Susan Futterman has long participated in the Pasadena Arts and Crafts
community with both Pasadena Heritage and the Gamble House. Several
years ago she became captivated with the work of Pasadena printmaker
Frances Gearhart. That led to her co-curating the exhibition, Behold the
Day: The Color Block Prints of Frances Gearhart, and editing the catalogue
by the same name. While researching Gearhart, she discovered an
unfinished, unpublished children’s book, Let’s Play by the Gearharts, which
she brought to life and light through The Book Club of California.
In summer of 2009 she received a Haynes Foundation Research Grant to explore the
women of the Arroyo Culture. Andre Chaves and Susan published their own
edition of The Yellow Wallpaper by Frances Perkins Gilman.
For American Bungalow she has written three articles: “Pioneer
Printmakers: Four Women Visionaries of the American Arts and Crafts
Era”, “Kindred Spirts: Friendships forged around Passions for Arts and
Crafts Ideals,” “Gustave Bauman’s America.” While living in Italy, her travels became the
basis of the Style 1900 article“The Pursuit of Liberty: In Search of Italy’s Art Nouveau.”
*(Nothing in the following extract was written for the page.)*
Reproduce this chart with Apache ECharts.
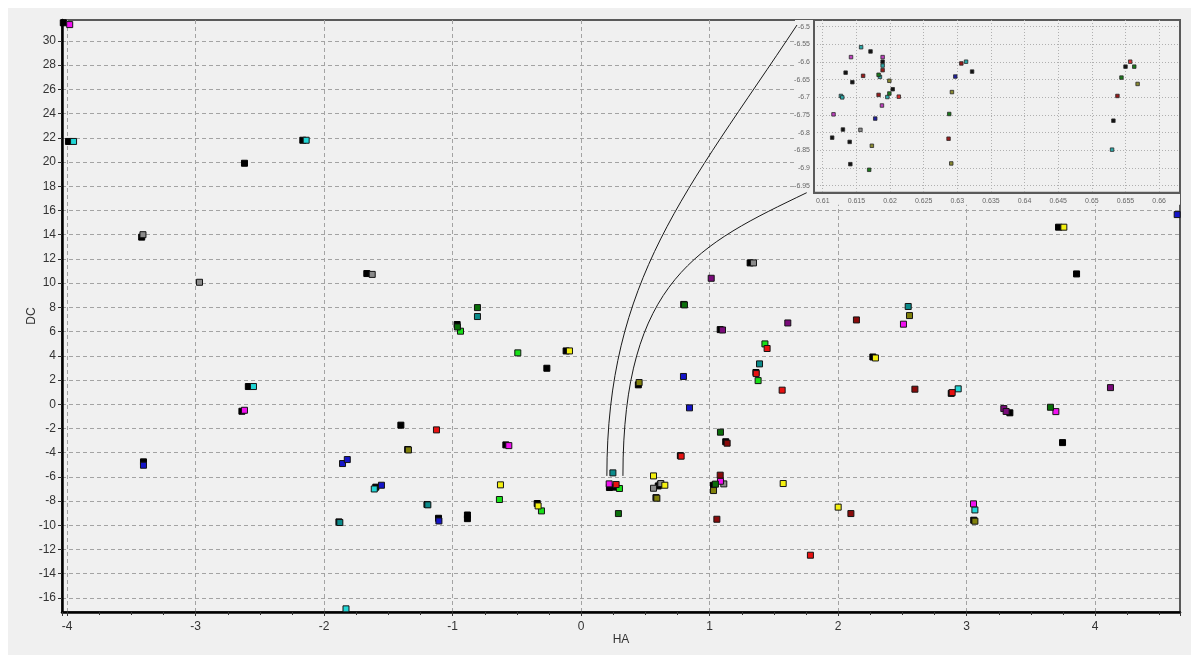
<!DOCTYPE html>
<html>
<head>
<meta charset="utf-8">
<script src="https://cdn.jsdelivr.net/npm/echarts@6/dist/echarts.min.js"></script>
<style>
  html, body { margin: 0; padding: 0; background: #ffffff; width: 1191px; height: 655px; overflow: hidden; }
  #chart { position: absolute; left: 8px; top: 8px; width: 1183px; height: 647px; }
</style>
</head>
<body>
<div id="chart"></div>
<script>
// ---- main plot points, [HA, DC] ----
const blackPts = [
  [-4.03, 31.5], [-3.99, 21.7], [-3.42, 13.8], [-2.62, 19.9], [-2.166, 21.8],
  [-2.59, 1.46], [-2.64, -0.58], [-3.406, -4.76], [-1.885, -9.72], [-1.668, 10.79],
  [-0.965, 6.58], [-0.117, 4.4], [-0.267, 2.97], [-1.403, -1.73], [-0.586, -3.36],
  [-1.35, -3.74], [-1.598, -6.85], [-1.2, -8.28], [-1.11, -9.42], [-0.885, -9.15],
  [-0.885, -9.45], [-0.342, -8.2], [0.22, -6.88], [0.265, -6.85], [0.615, -6.63],
  [0.6, -6.75], [0.582, -7.72], [0.445, 1.6], [0.772, -4.25], [1.315, 11.67],
  [1.082, 6.16], [1.36, 2.62], [1.03, -6.69], [1.125, -3.1], [2.27, 3.9],
  [3.715, 14.62], [3.855, 10.76], [2.88, 0.9], [3.336, -0.71], [3.746, -3.17],
  [3.055, -9.58], [0.798, 8.24]
];
const grayPts = [
  [-3.41, 14.0], [-2.97, 10.07], [-1.626, 10.72], [0.563, -6.94], [0.62, -6.55],
  [1.341, 11.67], [1.11, -6.58]
];
const cyanPts = [
  [-3.95, 21.7], [-2.14, 21.8], [-2.55, 1.46], [-1.83, -16.9], [-1.61, -7.0],
  [2.934, 1.27], [3.064, -8.73]
];
const tealPts = [
  [-1.878, -9.77], [-0.807, 7.24], [-1.193, -8.31], [0.247, -5.67], [1.388, 3.33],
  [2.545, 8.07]
];
const magentaPts = [
  [-3.98, 31.35], [-2.62, -0.5], [-0.563, -3.42], [0.218, -6.58], [1.084, -6.36],
  [2.508, 6.61], [3.694, -0.61], [3.053, -8.23]
];
const purplePts = [
  [1.012, 10.4], [1.1, 6.13], [1.608, 6.71], [4.119, 1.37], [3.289, -0.36], [3.307, -0.6]
];
const bluePts = [
  [-3.406, -5.04], [-1.857, -4.9], [-1.82, -4.57], [-1.554, -6.69], [-1.107, -9.64],
  [0.796, 2.29], [0.843, -0.3], [4.638, 15.66]
];
const limePts = [
  [-0.939, 6.03], [-0.493, 4.24], [-0.636, -7.87], [-0.309, -8.81], [0.298, -6.96],
  [1.43, 4.98], [1.377, 1.95]
];
const darkGreenPts = [
  [-0.807, 7.98], [-0.963, 6.38], [0.29, -9.03], [0.804, 8.2], [1.084, -2.31],
  [1.045, -6.6], [3.652, -0.25]
];
const yellowPts = [
  [-0.091, 4.4], [-0.628, -6.66], [-0.335, -8.4], [0.563, -5.92], [0.651, -6.69],
  [1.572, -6.55], [2.0, -8.5], [2.29, 3.82], [3.756, 14.62]
];
const olivePts = [
  [-1.344, -3.78], [0.451, 1.79], [0.589, -7.76], [1.03, -7.13], [2.555, 7.32], [3.064, -9.66]
];
const redPts = [
  [-1.126, -2.12], [0.778, -4.29], [0.272, -6.63], [1.447, 4.6], [1.362, 2.53],
  [1.564, 1.16], [1.784, -12.47], [2.887, 0.96]
];
const darkRedPts = [
  [1.136, -3.22], [1.082, -5.86], [1.056, -9.5], [2.099, -9.03], [2.142, 6.96], [2.597, 1.24]
];

// ---- magnified view points ----
const insetBlack = [
  [0.6171, -6.570], [0.6189, -6.599], [0.6134, -6.630], [0.6144, -6.657], [0.6204, -6.677],
  [0.6130, -6.791], [0.6114, -6.814], [0.6140, -6.826], [0.6141, -6.889], [0.6322, -6.627],
  [0.6550, -6.613], [0.6532, -6.766]
];
const insetGray = [[0.6156, -6.792]];
const insetTeal = [
  [0.6157, -6.558], [0.6189, -6.610], [0.6185, -6.642], [0.6127, -6.696], [0.6129, -6.700],
  [0.6196, -6.699], [0.6313, -6.599], [0.6530, -6.848]
];
const insetMagenta = [[0.6142, -6.586], [0.6189, -6.586], [0.6188, -6.723], [0.6116, -6.748]];
const insetNavy = [[0.6178, -6.760], [0.6297, -6.641]];
const insetDarkRed = [
  [0.6189, -6.623], [0.6160, -6.639], [0.6183, -6.693], [0.6306, -6.604], [0.6287, -6.817],
  [0.6538, -6.696]
];
const insetRed = [[0.6213, -6.698], [0.6557, -6.599]];
const insetDarkGreen = [
  [0.6183, -6.636], [0.6199, -6.689], [0.6288, -6.747], [0.6169, -6.905], [0.6544, -6.644],
  [0.6563, -6.613]
];
const insetOlive = [
  [0.6199, -6.653], [0.6173, -6.837], [0.6292, -6.685], [0.6291, -6.887], [0.6568, -6.662]
];

// axis extents
const haRange = [-4.04, 4.66];
const dcRange = [-17.16, 31.73];
const insetHaRange = [0.6087, 0.6631];
const insetDcRange = [-6.9698, -6.481];
// region of the main plot that the callout lines start from
const calloutFrom = { ha0: 0.2, ha1: 0.325, dc: -5.92 };

const chart = echarts.init(document.getElementById('chart'), null, { renderer: 'canvas' });
const FONT = 'Liberation Sans, Arial, sans-serif';

function mainSeries(color, data, border) {
  return {
    type: 'scatter', xAxisIndex: 0, yAxisIndex: 0, data: data,
    symbol: 'rect', symbolSize: 6, silent: true, z: 2,
    itemStyle: { color: color, borderColor: border || '#141414', borderWidth: 1, opacity: 1 }
  };
}
function insetSeries(color, data) {
  return {
    type: 'scatter', xAxisIndex: 1, yAxisIndex: 1, data: data,
    symbol: 'rect', symbolSize: 3.5, silent: true, z: 8,
    itemStyle: { color: color, borderColor: '#2a2a2a', borderWidth: 0.8, opacity: 1 }
  };
}

const dashed = { color: '#a3a3a3', width: 1, type: [4, 3] };
const dotted = { color: '#b0b0b0', width: 1, type: [1, 2] };

chart.setOption({
  backgroundColor: '#f0f0f0',
  animation: false,
  textStyle: { fontFamily: FONT },
  grid: [
    { left: 54, top: 12, right: 11, bottom: 43, show: true, backgroundColor: '#f0f0f0',
      borderColor: '#5a5a5a', borderWidth: 2, z: 0 },
    { left: 806, top: 12, width: 366, height: 172.7, show: true, backgroundColor: '#f0f0f0',
      borderColor: '#5a5a5a', borderWidth: 2, z: 6 }
  ],
  xAxis: [
    {
      type: 'value', gridIndex: 0, min: haRange[0], max: haRange[1], splitNumber: 9,
      name: 'HA', nameLocation: 'middle', nameGap: 22, nameMoveOverlap: false,
      nameTextStyle: { fontSize: 12, color: '#333', fontFamily: FONT },
      axisLine: { show: true, onZero: false, lineStyle: { color: '#000', width: 2.5 } },
      axisTick: { show: true, length: 4, lineStyle: { color: '#333' } },
      minorTick: { show: true, splitNumber: 4, length: 3, lineStyle: { color: '#333' } },
      axisLabel: { fontSize: 12, color: '#333', margin: 9, showMinLabel: false, showMaxLabel: false },
      splitLine: { show: true, showMinLine: false, showMaxLine: false, lineStyle: dashed }
    },
    {
      type: 'value', gridIndex: 1, min: insetHaRange[0], max: insetHaRange[1], splitNumber: 10, z: 7,
      axisLine: { show: true, onZero: false, lineStyle: { color: '#5a5a5a', width: 2 } },
      axisTick: { show: false },
      axisLabel: { fontSize: 7, color: '#666', margin: 5, showMinLabel: false, showMaxLabel: false },
      splitLine: { show: true, showMinLine: false, showMaxLine: false, lineStyle: dotted }
    }
  ],
  yAxis: [
    {
      type: 'value', gridIndex: 0, min: dcRange[0], max: dcRange[1], splitNumber: 24,
      name: 'DC', nameLocation: 'middle', nameGap: 24, nameMoveOverlap: false,
      nameTextStyle: { fontSize: 12, color: '#333', fontFamily: FONT },
      axisLine: { show: true, onZero: false, lineStyle: { color: '#000', width: 2.5 } },
      axisTick: { show: true, length: 4, lineStyle: { color: '#333' } },
      axisLabel: { fontSize: 12, color: '#333', margin: 6, showMinLabel: false, showMaxLabel: false },
      splitLine: { show: true, showMinLine: false, showMaxLine: false, lineStyle: dashed }
    },
    {
      type: 'value', gridIndex: 1, min: insetDcRange[0], max: insetDcRange[1], splitNumber: 9, z: 7,
      axisLine: { show: true, onZero: false, lineStyle: { color: '#5a5a5a', width: 2 } },
      axisTick: { show: false },
      axisLabel: { fontSize: 7, color: '#666', margin: 4, showMinLabel: false, showMaxLabel: false },
      splitLine: { show: true, showMinLine: false, showMaxLine: false, lineStyle: dotted }
    }
  ],
  series: [
    mainSeries('#000000', blackPts, '#000'),
    mainSeries('#8a8a8a', grayPts),
    mainSeries('#22d6d6', cyanPts),
    mainSeries('#0a8a8a', tealPts),
    mainSeries('#f010f0', magentaPts),
    mainSeries('#7a0a7a', purplePts),
    mainSeries('#1414c8', bluePts),
    mainSeries('#18e018', limePts),
    mainSeries('#0a6e0a', darkGreenPts),
    mainSeries('#f4f010', yellowPts),
    mainSeries('#80800a', olivePts),
    mainSeries('#e81010', redPts),
    mainSeries('#8a0a0a', darkRedPts),
    insetSeries('#111111', insetBlack),
    insetSeries('#8a8a8a', insetGray),
    insetSeries('#2aa8a8', insetTeal),
    insetSeries('#c040c0', insetMagenta),
    insetSeries('#2020a0', insetNavy),
    insetSeries('#9a1a1a', insetDarkRed),
    insetSeries('#d83030', insetRed),
    insetSeries('#1a7a1a', insetDarkGreen),
    insetSeries('#8a8a30', insetOlive)
  ]
});

// Panel behind the magnified view and the two callout curves, placed from the axes' own scales.
const c0 = chart.convertToPixel({ gridIndex: 0 }, [calloutFrom.ha0, calloutFrom.dc]);
const c1 = chart.convertToPixel({ gridIndex: 0 }, [calloutFrom.ha1, calloutFrom.dc]);
const tl = chart.convertToPixel({ gridIndex: 1 }, [insetHaRange[0], insetDcRange[1]]);
const br = chart.convertToPixel({ gridIndex: 1 }, [insetHaRange[1], insetDcRange[0]]);

const upEnd = [tl[0] - 17, tl[1] + 5];
const lowEnd = [tl[0] - 7.3, br[1]];

chart.setOption({
  graphic: [
    { type: 'rect', silent: true, z: 5,
      shape: { x: tl[0] - 19, y: tl[1], width: br[0] - tl[0] + 19, height: br[1] - tl[1] + 12 },
      style: { fill: '#f0f0f0' } },
    { type: 'bezierCurve', silent: true, z: 9,
      shape: { x1: c0[0], y1: c0[1], cpx1: c0[0], cpy1: c0[1] - 196.7,
               cpx2: upEnd[0] - 110, cpy2: upEnd[1] + 166, x2: upEnd[0], y2: upEnd[1] },
      style: { stroke: '#1a1a1a', lineWidth: 1, fill: null } },
    { type: 'bezierCurve', silent: true, z: 9,
      shape: { x1: c1[0], y1: c1[1], cpx1: c1[0], cpy1: c1[1] - 196.7,
               cpx2: lowEnd[0] - 106.7, cpy2: lowEnd[1] + 51.3, x2: lowEnd[0], y2: lowEnd[1] },
      style: { stroke: '#1a1a1a', lineWidth: 1, fill: null } }
  ]
});
</script>
</body>
</html>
She curated a second curated ground breaking exhibit at Pasadena Museum of
California encompassing all the California work of Gustave Bauman with
the accompanying brochure “Gustave Bauman in California.”
Currently she is working another Pasadena artist Harold
Lukens Doolittle (1883-1974) who specialized in aquatints and
etchings to capture the California landscape. She has been honored
to speak at the Grove Park Arts and Crafts Conference on two
occasions and has received a Grove Park research grants.